The fact that the industry was on its knees also meant that competition for the Petroplus assets, especially the smaller units like Belgium's 110,000 barrel per day Antwerp plant and Switzerland's 70,000 bpd Cressier, was scarce.
A source familiar with Vitol's deal to buy Cressier -- a plant that was Petroplus' least profitable -- said it was bought for "substantially less than $50 million".
Based on the average European refinery run rates of 86-87 percent, as assessed by JBC Energy, and FACTS Global Energy's variable cost margin of $7 a barrel for northwest Europe, the traders are close to paying back what they spent on the plants.
Reuters calculations based on those figures suggest that Cressier would be generating around $412,000 per day or $25 million over the past two months. The same formula shows that Gunvor could be making a nominal profit of around $670,000 a day on its Antwerp plant.
"The new owners will have paid a huge chunk of their investments back already just this quarter," said a bank analyst specialising in European refining.
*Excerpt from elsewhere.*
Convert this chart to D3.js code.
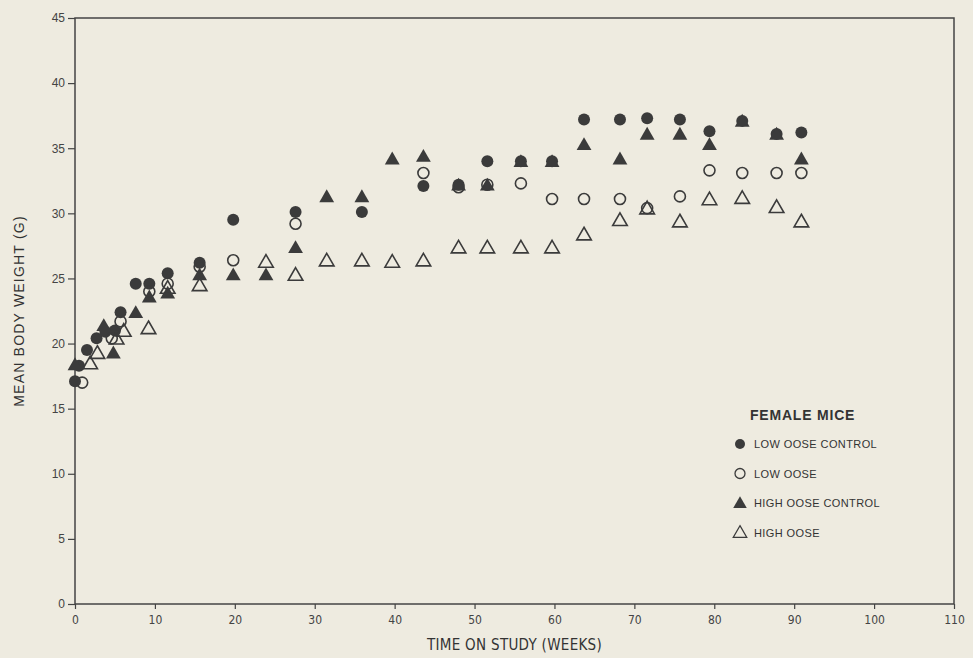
<!DOCTYPE html>
<html>
<head>
<meta charset="utf-8">
<script src="https://cdn.jsdelivr.net/npm/d3@7"></script>
<style>
  body { margin: 0; background: #eeebe0; }
  svg { display: block; }
</style>
</head>
<body>
<svg></svg>
<script>
// weeks / mean body weight (g)
var lowDoseControl = [
  [0, 17.1], [0.5, 18.3], [1.5, 19.5], [2.7, 20.4], [3.8, 20.9], [5, 21.0], [5.7, 22.4],
  [7.6, 24.6], [9.3, 24.6], [11.6, 25.4], [15.6, 26.2], [19.8, 29.5], [27.6, 30.1],
  [35.9, 30.1], [43.6, 32.1], [48, 32.2], [51.6, 34.0], [55.8, 34.0], [59.7, 34.0],
  [63.7, 37.2], [68.2, 37.2], [71.6, 37.3], [75.7, 37.2], [79.4, 36.3], [83.5, 37.1],
  [87.8, 36.1], [90.9, 36.2]
];
var lowDose = [
  [0.9, 17.0], [4.6, 20.4], [5.7, 21.7], [9.3, 24.0], [11.6, 24.6], [15.6, 25.9],
  [19.8, 26.4], [27.6, 29.2], [43.6, 33.1], [48, 32.0], [51.6, 32.2], [55.8, 32.3],
  [59.7, 31.1], [63.7, 31.1], [68.2, 31.1], [71.6, 30.4], [75.7, 31.3], [79.4, 33.3],
  [83.5, 33.1], [87.8, 33.1], [90.9, 33.1]
];
var highDoseControl = [
  [0, 18.4], [3.6, 21.4], [4.8, 19.3], [7.6, 22.4], [9.3, 23.6], [11.6, 23.9],
  [15.6, 25.3], [19.8, 25.3], [23.9, 25.3], [27.6, 27.4], [31.5, 31.3], [35.9, 31.3],
  [39.7, 34.2], [43.6, 34.4], [48, 32.2], [51.6, 32.2], [55.8, 34.0], [59.7, 34.0],
  [63.7, 35.3], [68.2, 34.2], [71.6, 36.1], [75.7, 36.1], [79.4, 35.3], [83.5, 37.1],
  [87.8, 36.1], [90.9, 34.2]
];
var highDose = [
  [1.9, 18.5], [2.8, 19.3], [5.2, 20.4], [6.1, 21.0], [9.2, 21.2], [11.6, 24.3],
  [15.6, 24.5], [23.9, 26.3], [27.6, 25.3], [31.5, 26.4], [35.9, 26.4], [39.7, 26.3],
  [43.6, 26.4], [48, 27.4], [51.6, 27.4], [55.8, 27.4], [59.7, 27.4], [63.7, 28.4],
  [68.2, 29.5], [71.6, 30.4], [75.7, 29.4], [79.4, 31.1], [83.5, 31.2], [87.8, 30.5],
  [90.9, 29.4]
];
var xTicks = [0, 10, 20, 30, 40, 50, 60, 70, 80, 90, 100, 110];
var yTicks = [0, 5, 10, 15, 20, 25, 30, 35, 40, 45];
var legendLabels = ["LOW OOSE CONTROL", "LOW OOSE", "HIGH OOSE CONTROL", "HIGH OOSE"];

var ink = "#3b3b3b";
var narrow = "'DejaVu Sans Condensed', 'Liberation Sans Narrow', sans-serif";
var sans = "Helvetica, Arial, 'Liberation Sans', sans-serif";
var margin = {top: 18, right: 19, bottom: 54, left: 75},
    width = 973 - margin.left - margin.right,
    height = 658 - margin.top - margin.bottom;

var svg = d3.select("svg")
    .attr("width", 973)
    .attr("height", 658)
    .style("background", "#eeebe0");

var g = svg.append("g")
    .attr("transform", "translate(" + margin.left + "," + margin.top + ")");

var x = d3.scaleLinear().domain([0, 110]).range([0, width]);
var y = d3.scaleLinear().domain([0, 45]).range([height, 0]);

// frame
g.append("rect")
    .attr("width", width).attr("height", height)
    .attr("fill", "none").attr("stroke", "#444").attr("stroke-width", 1.5);

// axes
var xAxis = g.append("g")
    .attr("transform", "translate(0," + height + ")")
    .call(d3.axisBottom(x).tickValues(xTicks).tickSize(5).tickPadding(6));
xAxis.select(".domain").remove();
xAxis.selectAll("text")
    .attr("font-family", narrow)
    .attr("font-size", 12).attr("fill", "#444");

var yAxis = g.append("g")
    .call(d3.axisLeft(y).tickValues(yTicks).tickSize(7).tickPadding(3));
yAxis.select(".domain").remove();
yAxis.selectAll("text")
    .attr("font-family", sans)
    .attr("font-size", 12).attr("fill", "#444");
g.selectAll(".tick line").attr("stroke", "#444").attr("stroke-width", 1.2);

// axis titles
svg.append("text")
    .attr("x", margin.left + width / 2).attr("y", 650)
    .attr("text-anchor", "middle")
    .attr("font-family", narrow)
    .attr("font-size", 15).attr("letter-spacing", 0.3).attr("fill", "#333")
    .text("TIME ON STUDY (WEEKS)");

svg.append("text")
    .attr("transform", "translate(24," + (margin.top + height / 2) + ") rotate(-90)")
    .attr("text-anchor", "middle")
    .attr("font-family", sans)
    .attr("font-size", 14).attr("letter-spacing", 1.2).attr("fill", "#333")
    .text("MEAN BODY WEIGHT (G)");

// markers
var tri = d3.symbol().type(d3.symbolTriangle);

g.selectAll(".lowctl")
    .data(lowDoseControl)
    .join("circle")
    .attr("cx", function(d) { return x(d[0]); })
    .attr("cy", function(d) { return y(d[1]); })
    .attr("r", 6)
    .attr("fill", ink);

g.selectAll(".highctl")
    .data(highDoseControl)
    .join("path")
    .attr("d", tri.size(95))
    .attr("transform", function(d) { return "translate(" + x(d[0]) + "," + (y(d[1]) + 1.5) + ")"; })
    .attr("fill", ink);

g.selectAll(".low")
    .data(lowDose)
    .join("circle")
    .attr("cx", function(d) { return x(d[0]); })
    .attr("cy", function(d) { return y(d[1]); })
    .attr("r", 5.5)
    .attr("fill", "none").attr("stroke", ink).attr("stroke-width", 1.6);

g.selectAll(".high")
    .data(highDose)
    .join("path")
    .attr("d", tri.size(92))
    .attr("transform", function(d) { return "translate(" + x(d[0]) + "," + (y(d[1]) + 1.5) + ")"; })
    .attr("fill", "none").attr("stroke", ink).attr("stroke-width", 1.6);

// legend
var legend = svg.append("g").attr("transform", "translate(740,420)");
legend.append("text")
    .attr("x", 10).attr("y", 0)
    .attr("font-family", sans)
    .attr("font-size", 14).attr("font-weight", "bold").attr("letter-spacing", 0.8)
    .attr("fill", "#333")
    .text("FEMALE MICE");

var items = legend.selectAll(".item")
    .data(legendLabels)
    .join("g")
    .attr("transform", function(d, i) { return "translate(0," + (24 + i * 29.5) + ")"; });

items.append("text")
    .attr("x", 14).attr("y", 4)
    .attr("font-family", sans)
    .attr("font-size", 11).attr("letter-spacing", 0.4).attr("fill", "#333")
    .text(function(d) { return d; });

items.each(function(d, i) {
    var s = d3.select(this);
    if (i === 0) s.append("circle").attr("r", 5).attr("fill", ink);
    if (i === 1) s.append("circle").attr("r", 5).attr("fill", "none").attr("stroke", ink).attr("stroke-width", 1.3);
    if (i === 2) s.append("path").attr("d", tri.size(80)).attr("transform", "translate(0,1)").attr("fill", ink);
    if (i === 3) s.append("path").attr("d", tri.size(80)).attr("transform", "translate(0,1)").attr("fill", "none").attr("stroke", ink).attr("stroke-width", 1.2);
});
</script>
</body>
</html>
The payback calculations do not however take into account considerable liabilities that the trading houses have shouldered with the purchases, such as high labour costs or turnarounds.
So in the longer term these liabilities may make the plants less profitable, and should their new owners decide to close them, they could face high redundancy costs.
Analysts said that oil traders can probably extract more profits from the plants than Petroplus because they have better access to credit.
"Petroplus was hampered by credit limits and inventory management was very important for them. A company like Vitol will have much more working capital so they can be more flexible," said Gemma Gouldby, analyst at FACTS Global Energy.
Most industry experts, including the traders themselves, realise the boom time will not last forever given chronic challenges in the sector.
Europe's refiners have been struggling with shrinking oil demand and tough environmental rules for years as new modern rival refineries come onstream in Asia and the Middle East.
"I do believe that over a period of time we will see further consolidation in the European refining industry, meaning fewer refineries," said Gunvor's Tornqvist. "I expect a weakening of refining margins during the course of next year."